Your solution implies that you'd need got sqlboiler running in the same docker image than postgres. I usually use the default postgres-images and setup my infrastructure by linking containers. Let's say, application A is running in a tiny little Alpine image, accessing postgres db using port 5432. Application A's docker container won't know about psql tools since it's running in a separate container. The same for development: I'd usually run postgres from a docker container locally. Though running sqlboiler then won't work since psql tools are not available on the host (which I'd love to keep clean).
Somehow I missed this comment, super sorry about not replying sooner.
So you say that I assume that sqlboiler and postgres are running inside the same docker container but that's not the case.
I understand that your alpine image might not have the psql tools in them, but realize that you don't have to have the postgres running where the psql tools exist. Those tools are client tools and are typically packaged separately (distro dependent) and so I was wondering if it was possible to simply install them in the alpine image, you don't have to run postgres there, you just have to have the tools installed.
In Ubuntu for example it's packaged such that postgresql
-> postgresql-9.5
-> postgresql-client
-> postgresql-client-9.5
which does not have any dependencies that would involve the server component.
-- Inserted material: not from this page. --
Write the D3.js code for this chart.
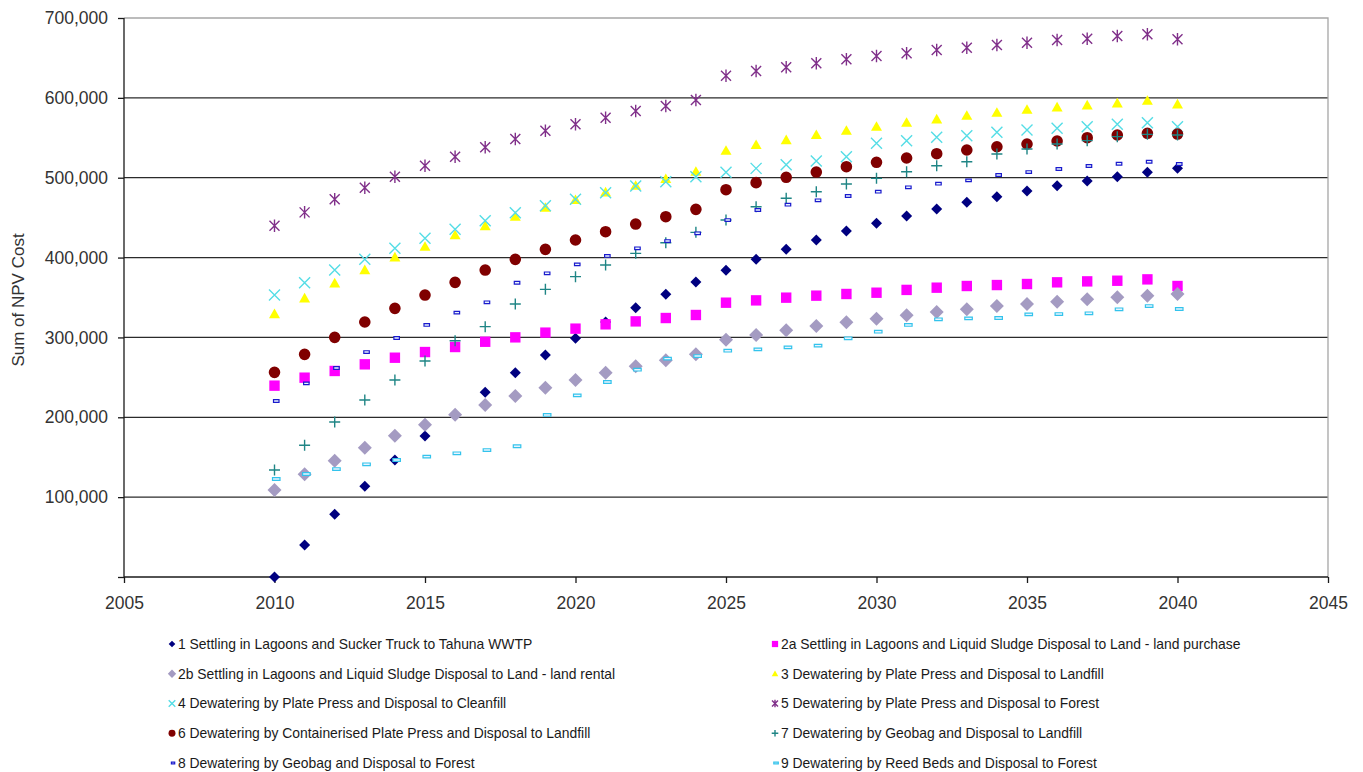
<!DOCTYPE html>
<html>
<head>
<meta charset="utf-8">
<script src="https://cdn.jsdelivr.net/npm/d3@7"></script>
<style>
body { margin: 0; background: #fff; }
svg { display: block; font-family: "Liberation Sans", Arial, sans-serif; }
</style>
</head>
<body>
<svg id="viz"></svg>
<script>
var width = 1363;
var height = 772;
var margin = {top: 18, right: 35, bottom: 195, left: 124};

var years = [2010, 2011, 2012, 2013, 2014, 2015, 2016, 2017, 2018, 2019, 2020,
	2021, 2022, 2023, 2024, 2025, 2026, 2027, 2028, 2029, 2030,
	2031, 2032, 2033, 2034, 2035, 2036, 2037, 2038, 2039, 2040];

var xTicks = [2005, 2010, 2015, 2020, 2025, 2030, 2035, 2040, 2045];
var yTicks = [0, 100000, 200000, 300000, 400000, 500000, 600000, 700000];

// series values
var s1 = [0, 40000, 78500, 113500, 146500, 176600, 203000, 231300, 255800, 278000, 298900,
	319300, 337200, 354000, 369400, 384000, 397800, 410300, 422000, 433300, 442900,
	452000, 460800, 469200, 476200, 483300, 490000, 495900, 501300, 506700, 511700];
var s2a = [239600, 249600, 258000, 266300, 274600, 281700, 288000, 294600, 300100, 306000, 311000,
	316400, 320100, 324300, 328100, 343500, 346400, 349800, 352300, 354400, 356000,
	359500, 362300, 364400, 365600, 366900, 369000, 370200, 371000, 372700, 364400];
var s2b = [108900, 128600, 145700, 162000, 177000, 190800, 203300, 215400, 226700, 237100, 246700,
	255900, 263800, 271300, 278800, 297200, 303000, 308900, 314300, 318900, 323500,
	327700, 331800, 335200, 339300, 341800, 344800, 347700, 350200, 352300, 354400];
var s3 = [329300, 349000, 367800, 384400, 400300, 413600, 428000, 439500, 451200, 462500, 472100,
	481700, 490000, 498400, 507500, 533800, 541000, 547200, 553500, 558900, 563900,
	568900, 573100, 577700, 581400, 585200, 588100, 590700, 593200, 596400, 591900];
var s4 = [353100, 368500, 384400, 397800, 411600, 424100, 435400, 446200, 456200, 465000, 472900,
	481200, 489600, 495000, 501300, 506700, 511700, 516300, 520900, 526300, 543100,
	546400, 550600, 552600, 556800, 559700, 561900, 563900, 566900, 568900, 563900];
var s5 = [439900, 456600, 472900, 487500, 501300, 515000, 526300, 538100, 548500, 558900, 566900,
	575100, 583500, 589800, 597300, 627700, 633600, 638200, 643300, 648300, 652400,
	655800, 659900, 662800, 666200, 669100, 672400, 674100, 677500, 679600, 673300];
var s6 = [256300, 278800, 300100, 319300, 336400, 353100, 369000, 384400, 397800, 410300, 422000,
	432400, 442000, 451200, 460400, 485000, 493800, 500500, 507100, 513800, 519300,
	524700, 530100, 534700, 538800, 542200, 546000, 550100, 553500, 555600, 554700];
var s7 = [134000, 164900, 194100, 221600, 246700, 270500, 295900, 313500, 341800, 360200, 376100,
	390700, 405300, 418600, 431600, 447000, 463700, 474200, 482500, 492100, 499200,
	507500, 515000, 520000, 529700, 535900, 542200, 546400, 551400, 554300, 553500];
var s8 = [220400, 242500, 261700, 281700, 299300, 315600, 331000, 344000, 368500, 380300, 391500,
	402000, 411600, 420700, 430400, 447000, 459600, 466200, 471700, 477100, 482500,
	488000, 492500, 496700, 503400, 507100, 510900, 514700, 517500, 520000, 517200];
var s9 = [122700, 129000, 135200, 141100, 146500, 150700, 154900, 159000, 163700, 202900, 227500,
	244200, 259600, 273400, 276700, 283400, 285100, 287600, 289700, 298900, 307200,
	315600, 322700, 323900, 324300, 328900, 329300, 330200, 335200, 339300, 335600];

var seriesNames = [
	"1 Settling in Lagoons and Sucker Truck to Tahuna WWTP",
	"2a Settling in Lagoons and Liquid Sludge Disposal to Land - land purchase",
	"2b Settling in Lagoons and Liquid Sludge Disposal to Land - land rental",
	"3 Dewatering by Plate Press and Disposal to Landfill",
	"4 Dewatering by Plate Press and Disposal to Cleanfill",
	"5 Dewatering by Plate Press and Disposal to Forest",
	"6 Dewatering by Containerised Plate Press and Disposal to Landfill",
	"7 Dewatering by Geobag and Disposal to Landfill",
	"8 Dewatering by Geobag and Disposal to Forest",
	"9 Dewatering by Reed Beds and Disposal to Forest"
];
var seriesValues = [s1, s2a, s2b, s3, s4, s5, s6, s7, s8, s9];
var seriesColors = ["#000080", "#FF00FF", "#A49BC2", "#FFFF00", "#55DDE6",
	"#80308A", "#800000", "#1F8585", "#1A1ACC", "#33C3EC"];
var seriesShapes = ["diamond", "square", "bigdiamond", "triangle", "x",
	"asterisk", "circle", "plus", "dash", "longdash"];

var svg = d3.select("#viz")
	.attr("width", width)
	.attr("height", height)

var x = d3.scaleLinear().domain([2005, 2045]).range([margin.left, width - margin.right]);
var y = d3.scaleLinear().domain([0, 700000]).range([height - margin.bottom, margin.top]);

// gridlines
svg.selectAll(".grid")
	.data(yTicks.filter(d => d > 0 && d < 700000))
	.join("line")
	.attr("class", "grid")
	.attr("x1", x(2005)).attr("x2", x(2045))
	.attr("y1", d => y(d)).attr("y2", d => y(d))
	.style("stroke", "#2b2b2b")
	.style("stroke-width", 1.3)

// top and right border (grey)
svg.append("path")
	.attr("d", "M" + x(2005) + "," + y(700000) + "H" + x(2045) + "V" + y(0))
	.style("fill", "none")
	.style("stroke", "#a6a6a6")
	.style("stroke-width", 1.3)

var yAxis = svg.append("g")
	.attr("transform", "translate(" + margin.left + ",0)")
	.call(d3.axisLeft(y).tickValues(yTicks).tickSize(6).tickPadding(10)
		.tickFormat(d => d === 0 ? "" : d3.format(",")(d)))
yAxis.select(".domain").attr("d", "M0," + y(700000) + "V" + y(0))

var xAxis = svg.append("g")
	.attr("transform", "translate(0," + (height - margin.bottom) + ")")
	.call(d3.axisBottom(x).tickValues(xTicks).tickSize(6).tickPadding(14).tickFormat(d3.format("d")))
xAxis.select(".domain").attr("d", "M" + x(2005) + ",0H" + x(2045))

svg.selectAll(".domain, .tick line").style("stroke", "#1a1a1a").style("stroke-width", 1.3)
svg.selectAll(".tick text")
	.style("font-size", "17.5px")
	.style("fill", "#333")
	.style("font-family", "'Liberation Sans', Arial, sans-serif")

svg.append("text")
	.attr("transform", "translate(24,300) rotate(-90)")
	.attr("text-anchor", "middle")
	.style("font-size", "17px")
	.style("fill", "#333")
	.text("Sum of NPV Cost")

function markerPath(shape, k) {
	var r;
	switch (shape) {
		case "diamond":
			r = 5.5 * k;
			return "M0," + (-r) + "L" + r + ",0L0," + r + "L" + (-r) + ",0Z";
		case "bigdiamond":
			r = 7 * k;
			return "M0," + (-r) + "L" + r + ",0L0," + r + "L" + (-r) + ",0Z";
		case "square":
			r = 5.2 * k;
			return "M" + (-r) + "," + (-r) + "H" + r + "V" + r + "H" + (-r) + "Z";
		case "triangle":
			r = 5.5 * k;
			return "M0," + (-r) + "L" + r + "," + (r * 0.75) + "L" + (-r) + "," + (r * 0.75) + "Z";
		case "x":
			r = 5.5 * k;
			return "M" + (-r) + "," + (-r) + "L" + r + "," + r + "M" + r + "," + (-r) + "L" + (-r) + "," + r;
		case "asterisk":
			r = 5 * k;
			return "M" + (-r) + "," + (-r) + "L" + r + "," + r + "M" + r + "," + (-r) + "L" + (-r) + "," + r +
				"M0," + (-r * 1.25) + "V" + (r * 1.25);
		case "circle":
			r = 5.8 * k;
			return "M" + r + ",0A" + r + "," + r + " 0 1,1 " + (-r) + ",0A" + r + "," + r + " 0 1,1 " + r + ",0Z";
		case "plus":
			r = 5.5 * k;
			return "M" + (-r) + ",0H" + r + "M0," + (-r) + "V" + r;
		case "dash":
			return "M" + (-1 * k) + "," + (-1.3 * k) + "h" + (5.5 * k) + "v" + (2.6 * k) + "h" + (-5.5 * k) + "Z";
		case "longdash":
			return "M" + (-2 * k) + "," + (-1.3 * k) + "h" + (7.5 * k) + "v" + (2.6 * k) + "h" + (-7.5 * k) + "Z";
	}
}

function styleMarker(sel, shape, color) {
	var lineShape = shape === "x" || shape === "asterisk" || shape === "plus";
	var outline = shape === "dash" || shape === "longdash";
	sel.style("fill", lineShape ? "none" : (outline ? "#e8f4ff" : color))
		.style("stroke", lineShape || outline ? color : "none")
		.style("stroke-width", lineShape ? 1.4 : 1.2)
}

// data series, drawn in order so later ones sit on top
seriesValues.forEach((vals, i) => {
	var pts = years.map((yr, j) => ({year: yr, value: vals[j]}));
	var g = svg.append("g").attr("class", "series series-" + i);
	g.selectAll("path")
		.data(pts)
		.join("path")
		.attr("transform", d => "translate(" + x(d.year) + "," + y(d.value) + ")")
		.attr("d", markerPath(seriesShapes[i], 1))
		.call(styleMarker, seriesShapes[i], seriesColors[i])
})

// legend, two columns
var legendCols = [172, 775];
var legendRow0 = 644;
var legendRowGap = 29.75;

var legend = svg.selectAll(".legend-item")
	.data(seriesNames)
	.join("g")
	.attr("class", "legend-item")
	.attr("transform", (d, i) => "translate(" + legendCols[i % 2] + "," + (legendRow0 + Math.floor(i / 2) * legendRowGap) + ")")

legend.append("path")
	.attr("d", (d, i) => markerPath(seriesShapes[i], 0.6))
	.each(function(d, i) { d3.select(this).call(styleMarker, seriesShapes[i], seriesColors[i]) })

legend.append("text")
	.attr("x", 6)
	.attr("dy", "0.35em")
	.style("font-size", "13.9px")
	.style("fill", "#1a1a1a")
	.text(d => d)
</script>
</body>
</html>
So to me the solution is still just to install the client tools wherever sqlboiler is running, and your server can still run wherever you want. Is there a problem with this approach I'm not seeing?
Alternatively, maybe add pg tools to your alpine container?
This is stale, and the solution presented seems acceptable to me.
Hi, guys! Is there any chance to support sqlboiler with databases running in docker containers? So far, sqlboiler does call commands like "dropdb", "createdb", ... which are not available since docker doesn't 'expose' them. Wouldn't it be possible to not use these commands at all and run "DROP DATABASE IF EXISTS" instead?
Is there any other way to run sqlboiler with a postges-docker-instance?